EXERCISE PROMPT: Copy out the whole listing exactly as written, leaving the pictures behind.

INFORMATION SHOWN:

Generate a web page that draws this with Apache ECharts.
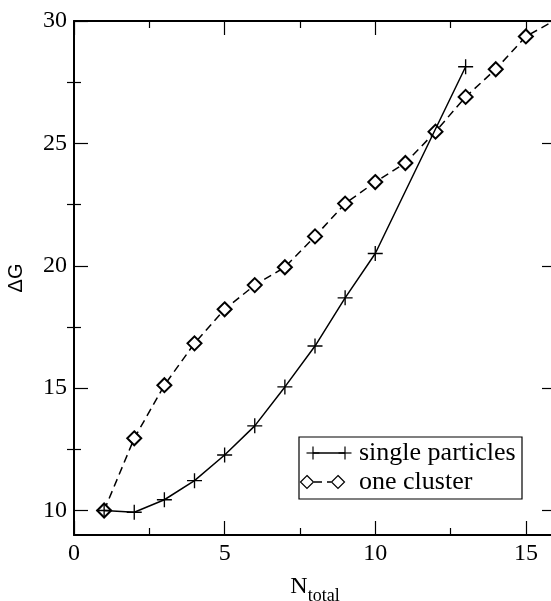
<!DOCTYPE html>
<html>
<head>
<meta charset="utf-8">
<script src="https://cdn.jsdelivr.net/npm/echarts@6/dist/echarts.min.js"></script>
<style>html,body{margin:0;padding:0;background:#fff;}#c{width:551px;height:601px;}</style>
</head>
<body>
<div id="c"></div>
<script>
// Data
const singleX = [1, 2, 3, 4, 5, 6, 7, 8, 9, 10, 13];
const singleY = [10.0, 9.93, 10.44, 11.22, 12.27, 13.46, 15.05, 16.72, 18.69, 20.5, 28.13];
const clusterX = [1, 2, 3, 4, 5, 6, 7, 8, 9, 10, 11, 12, 13, 14, 15, 16];
const clusterY = [10.0, 12.95, 15.12, 16.83, 18.22, 19.21, 19.94, 21.2, 22.54, 23.42, 24.2, 25.48, 26.9, 28.03, 29.37, 30.05];
const xMajorTicks = [0, 5, 10, 15];
const xMinorTicks = [2.5, 7.5, 12.5];
const yMajorTicks = [10, 15, 20, 25, 30];
const yMinorTicks = [12.5, 17.5, 22.5, 27.5];
const seriesNames = ['single particles', 'one cluster'];

const FONT = 'Liberation Serif';
const chart = echarts.init(document.getElementById('c'), null, {renderer: 'canvas'});

function axisBase(extra) {
  return Object.assign({
    type: 'value',
    splitLine: {show: false},
    axisLine: {show: true, onZero: false, lineStyle: {color: '#000', width: 2}},
    axisTick: {show: true, inside: true, length: 14, lineStyle: {color: '#000', width: 1.2}},
    axisLabel: {show: false},
  }, extra);
}

const xAxes = [
  axisBase({position: 'bottom', min: 0, max: 16,
    axisTick: {show: true, inside: true, length: 14, customValues: xMajorTicks, lineStyle: {color: '#000', width: 1.2}},
    axisLabel: {show: true, customValues: xMajorTicks, color: '#000', fontFamily: FONT, fontSize: 24, margin: 7},
    name: '{n|N}{s|total}', nameLocation: 'middle', nameGap: 34,
    nameTextStyle: {rich: {
      n: {fontFamily: FONT, fontSize: 24, color: '#000'},
      s: {fontFamily: FONT, fontSize: 18, color: '#000', padding: [18, 0, 0, 0]}
    }}
  }),
  axisBase({position: 'bottom', min: 0, max: 16, axisLine: {show: false},
    axisTick: {show: true, inside: true, length: 7, customValues: xMinorTicks, lineStyle: {color: '#000', width: 1.2}}}),
  axisBase({position: 'top', min: 0, max: 16,
    axisTick: {show: true, inside: true, length: 14, customValues: xMajorTicks, lineStyle: {color: '#000', width: 1.2}}}),
  axisBase({position: 'top', min: 0, max: 16, axisLine: {show: false},
    axisTick: {show: true, inside: true, length: 7, customValues: xMinorTicks, lineStyle: {color: '#000', width: 1.2}}})
];

const yAxes = [
  axisBase({position: 'left', min: 9, max: 30,
    axisTick: {show: true, inside: true, length: 14, customValues: yMajorTicks, lineStyle: {color: '#000', width: 1.2}},
    axisLabel: {show: true, customValues: yMajorTicks, color: '#000', fontFamily: FONT, fontSize: 24, margin: 7},
    name: 'ΔG', nameLocation: 'middle', nameRotate: 90, nameGap: 48,
    nameTextStyle: {fontFamily: 'Liberation Sans', fontSize: 20, color: '#000'}
  }),
  axisBase({position: 'left', min: 9, max: 30, axisLine: {show: false},
    axisTick: {show: true, inside: true, length: 7, customValues: yMinorTicks, lineStyle: {color: '#000', width: 1.2}}}),
  axisBase({position: 'right', min: 9, max: 30,
    axisTick: {show: true, inside: true, length: 14, customValues: yMajorTicks, lineStyle: {color: '#000', width: 1.2}}}),
  axisBase({position: 'right', min: 9, max: 30, axisLine: {show: false},
    axisTick: {show: true, inside: true, length: 7, customValues: yMinorTicks, lineStyle: {color: '#000', width: 1.2}}})
];

const plusPath = 'path://M0,4.55H10V5.45H0Z M4.55,0H5.45V10H4.55Z';

// legend drawn as graphic (markers at both ends like the original)
const LX = 299, LY = 437, LW = 223, LH = 62, R1 = 453, R2 = 482;
function plusG(cx, cy) {
  const h = 6.5;
  return [
    {type: 'line', shape: {x1: cx - h, y1: cy, x2: cx + h, y2: cy}, style: {stroke: '#000', lineWidth: 1.2}},
    {type: 'line', shape: {x1: cx, y1: cy - h, x2: cx, y2: cy + h}, style: {stroke: '#000', lineWidth: 1.2}}
  ];
}
function diamondG(cx, cy) {
  const h = 6.5;
  return {type: 'polygon', shape: {points: [[cx, cy - h], [cx + h, cy], [cx, cy + h], [cx - h, cy]]},
    style: {fill: '#fff', stroke: '#000', lineWidth: 1.2}};
}
const graphics = [
  {type: 'rect', shape: {x: LX, y: LY, width: LW, height: LH}, style: {fill: '#fff', stroke: '#000', lineWidth: 1.2}, z: 10},
  {type: 'line', shape: {x1: 313, y1: R1, x2: 345, y2: R1}, style: {stroke: '#000', lineWidth: 1.5}, z: 11},
  ...plusG(313, R1).map(g => Object.assign(g, {z: 11})),
  ...plusG(345, R1).map(g => Object.assign(g, {z: 11})),
  {type: 'line', shape: {x1: 314, y1: R2, x2: 331, y2: R2}, style: {stroke: '#000', lineWidth: 1.5, lineDash: [8, 5]}, z: 11},
  Object.assign(diamondG(307, R2), {z: 12}),
  Object.assign(diamondG(338, R2), {z: 12}),
  {type: 'text', x: 359, y: R1, style: {text: seriesNames[0], fontFamily: FONT, fontSize: 26, fill: '#000', verticalAlign: 'middle'}, z: 11},
  {type: 'text', x: 359, y: R2, style: {text: seriesNames[1], fontFamily: FONT, fontSize: 26, fill: '#000', verticalAlign: 'middle'}, z: 11}
];

chart.setOption({
  animation: false,
  backgroundColor: '#fff',
  grid: {left: 74, top: 21, width: 482, bottom: 66, containLabel: false, outerBoundsMode: 'none'},
  xAxis: xAxes,
  yAxis: yAxes,
  graphic: graphics,
  series: [
    {
      name: seriesNames[0], type: 'line', xAxisIndex: 0, yAxisIndex: 0,
      data: singleX.map((x, i) => [x, singleY[i]]),
      symbol: plusPath, symbolSize: 15,
      lineStyle: {color: '#000', width: 1.5},
      itemStyle: {color: '#000'},
      z: 3
    },
    {
      name: seriesNames[1], type: 'line', xAxisIndex: 0, yAxisIndex: 0,
      data: clusterX.map((x, i) => [x, clusterY[i]]),
      symbol: 'emptyDiamond', symbolSize: 14, showAllSymbol: true,
      lineStyle: {color: '#000', width: 1.5, type: [8, 5]},
      itemStyle: {color: '#000', borderColor: '#000', borderWidth: 1.2},
      z: 2
    }
  ]
});
</script>
</body>
</html>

WORKED SOLUTION:
Generate a web page that draws this with Apache ECharts.
<!DOCTYPE html>
<html>
<head>
<meta charset="utf-8">
<script src="https://cdn.jsdelivr.net/npm/echarts@6/dist/echarts.min.js"></script>
<style>html,body{margin:0;padding:0;background:#fff;}#c{width:551px;height:601px;}</style>
</head>
<body>
<div id="c"></div>
<script>
// Data
const singleX = [1, 2, 3, 4, 5, 6, 7, 8, 9, 10, 13];
const singleY = [10.0, 9.93, 10.44, 11.22, 12.27, 13.46, 15.05, 16.72, 18.69, 20.5, 28.13];
const clusterX = [1, 2, 3, 4, 5, 6, 7, 8, 9, 10, 11, 12, 13, 14, 15, 16];
const clusterY = [10.0, 12.95, 15.12, 16.83, 18.22, 19.21, 19.94, 21.2, 22.54, 23.42, 24.2, 25.48, 26.9, 28.03, 29.37, 30.05];
const xMajorTicks = [0, 5, 10, 15];
const xMinorTicks = [2.5, 7.5, 12.5];
const yMajorTicks = [10, 15, 20, 25, 30];
const yMinorTicks = [12.5, 17.5, 22.5, 27.5];
const seriesNames = ['single particles', 'one cluster'];

const FONT = 'Liberation Serif';
const chart = echarts.init(document.getElementById('c'), null, {renderer: 'canvas'});

function axisBase(extra) {
  return Object.assign({
    type: 'value',
    splitLine: {show: false},
    axisLine: {show: true, onZero: false, lineStyle: {color: '#000', width: 2}},
    axisTick: {show: true, inside: true, length: 14, lineStyle: {color: '#000', width: 1.2}},
    axisLabel: {show: false},
  }, extra);
}

const xAxes = [
  axisBase({position: 'bottom', min: 0, max: 16,
    axisTick: {show: true, inside: true, length: 14, customValues: xMajorTicks, lineStyle: {color: '#000', width: 1.2}},
    axisLabel: {show: true, customValues: xMajorTicks, color: '#000', fontFamily: FONT, fontSize: 24, margin: 7},
    name: '{n|N}{s|total}', nameLocation: 'middle', nameGap: 34,
    nameTextStyle: {rich: {
      n: {fontFamily: FONT, fontSize: 24, color: '#000'},
      s: {fontFamily: FONT, fontSize: 18, color: '#000', padding: [18, 0, 0, 0]}
    }}
  }),
  axisBase({position: 'bottom', min: 0, max: 16, axisLine: {show: false},
    axisTick: {show: true, inside: true, length: 7, customValues: xMinorTicks, lineStyle: {color: '#000', width: 1.2}}}),
  axisBase({position: 'top', min: 0, max: 16,
    axisTick: {show: true, inside: true, length: 14, customValues: xMajorTicks, lineStyle: {color: '#000', width: 1.2}}}),
  axisBase({position: 'top', min: 0, max: 16, axisLine: {show: false},
    axisTick: {show: true, inside: true, length: 7, customValues: xMinorTicks, lineStyle: {color: '#000', width: 1.2}}})
];

const yAxes = [
  axisBase({position: 'left', min: 9, max: 30,
    axisTick: {show: true, inside: true, length: 14, customValues: yMajorTicks, lineStyle: {color: '#000', width: 1.2}},
    axisLabel: {show: true, customValues: yMajorTicks, color: '#000', fontFamily: FONT, fontSize: 24, margin: 7},
    name: 'ΔG', nameLocation: 'middle', nameRotate: 90, nameGap: 48,
    nameTextStyle: {fontFamily: 'Liberation Sans', fontSize: 20, color: '#000'}
  }),
  axisBase({position: 'left', min: 9, max: 30, axisLine: {show: false},
    axisTick: {show: true, inside: true, length: 7, customValues: yMinorTicks, lineStyle: {color: '#000', width: 1.2}}}),
  axisBase({position: 'right', min: 9, max: 30,
    axisTick: {show: true, inside: true, length: 14, customValues: yMajorTicks, lineStyle: {color: '#000', width: 1.2}}}),
  axisBase({position: 'right', min: 9, max: 30, axisLine: {show: false},
    axisTick: {show: true, inside: true, length: 7, customValues: yMinorTicks, lineStyle: {color: '#000', width: 1.2}}})
];

const plusPath = 'path://M0,4.55H10V5.45H0Z M4.55,0H5.45V10H4.55Z';

// legend drawn as graphic (markers at both ends like the original)
const LX = 299, LY = 437, LW = 223, LH = 62, R1 = 453, R2 = 482;
function plusG(cx, cy) {
  const h = 6.5;
  return [
    {type: 'line', shape: {x1: cx - h, y1: cy, x2: cx + h, y2: cy}, style: {stroke: '#000', lineWidth: 1.2}},
    {type: 'line', shape: {x1: cx, y1: cy - h, x2: cx, y2: cy + h}, style: {stroke: '#000', lineWidth: 1.2}}
  ];
}
function diamondG(cx, cy) {
  const h = 6.5;
  return {type: 'polygon', shape: {points: [[cx, cy - h], [cx + h, cy], [cx, cy + h], [cx - h, cy]]},
    style: {fill: '#fff', stroke: '#000', lineWidth: 1.2}};
}
const graphics = [
  {type: 'rect', shape: {x: LX, y: LY, width: LW, height: LH}, style: {fill: '#fff', stroke: '#000', lineWidth: 1.2}, z: 10},
  {type: 'line', shape: {x1: 313, y1: R1, x2: 345, y2: R1}, style: {stroke: '#000', lineWidth: 1.5}, z: 11},
  ...plusG(313, R1).map(g => Object.assign(g, {z: 11})),
  ...plusG(345, R1).map(g => Object.assign(g, {z: 11})),
  {type: 'line', shape: {x1: 314, y1: R2, x2: 331, y2: R2}, style: {stroke: '#000', lineWidth: 1.5, lineDash: [8, 5]}, z: 11},
  Object.assign(diamondG(307, R2), {z: 12}),
  Object.assign(diamondG(338, R2), {z: 12}),
  {type: 'text', x: 359, y: R1, style: {text: seriesNames[0], fontFamily: FONT, fontSize: 26, fill: '#000', verticalAlign: 'middle'}, z: 11},
  {type: 'text', x: 359, y: R2, style: {text: seriesNames[1], fontFamily: FONT, fontSize: 26, fill: '#000', verticalAlign: 'middle'}, z: 11}
];

chart.setOption({
  animation: false,
  backgroundColor: '#fff',
  grid: {left: 74, top: 21, width: 482, bottom: 66, containLabel: false, outerBoundsMode: 'none'},
  xAxis: xAxes,
  yAxis: yAxes,
  graphic: graphics,
  series: [
    {
      name: seriesNames[0], type: 'line', xAxisIndex: 0, yAxisIndex: 0,
      data: singleX.map((x, i) => [x, singleY[i]]),
      symbol: plusPath, symbolSize: 15,
      lineStyle: {color: '#000', width: 1.5},
      itemStyle: {color: '#000'},
      z: 3
    },
    {
      name: seriesNames[1], type: 'line', xAxisIndex: 0, yAxisIndex: 0,
      data: clusterX.map((x, i) => [x, clusterY[i]]),
      symbol: 'emptyDiamond', symbolSize: 14, showAllSymbol: true,
      lineStyle: {color: '#000', width: 1.5, type: [8, 5]},
      itemStyle: {color: '#000', borderColor: '#000', borderWidth: 1.2},
      z: 2
    }
  ]
});
</script>
</body>
</html>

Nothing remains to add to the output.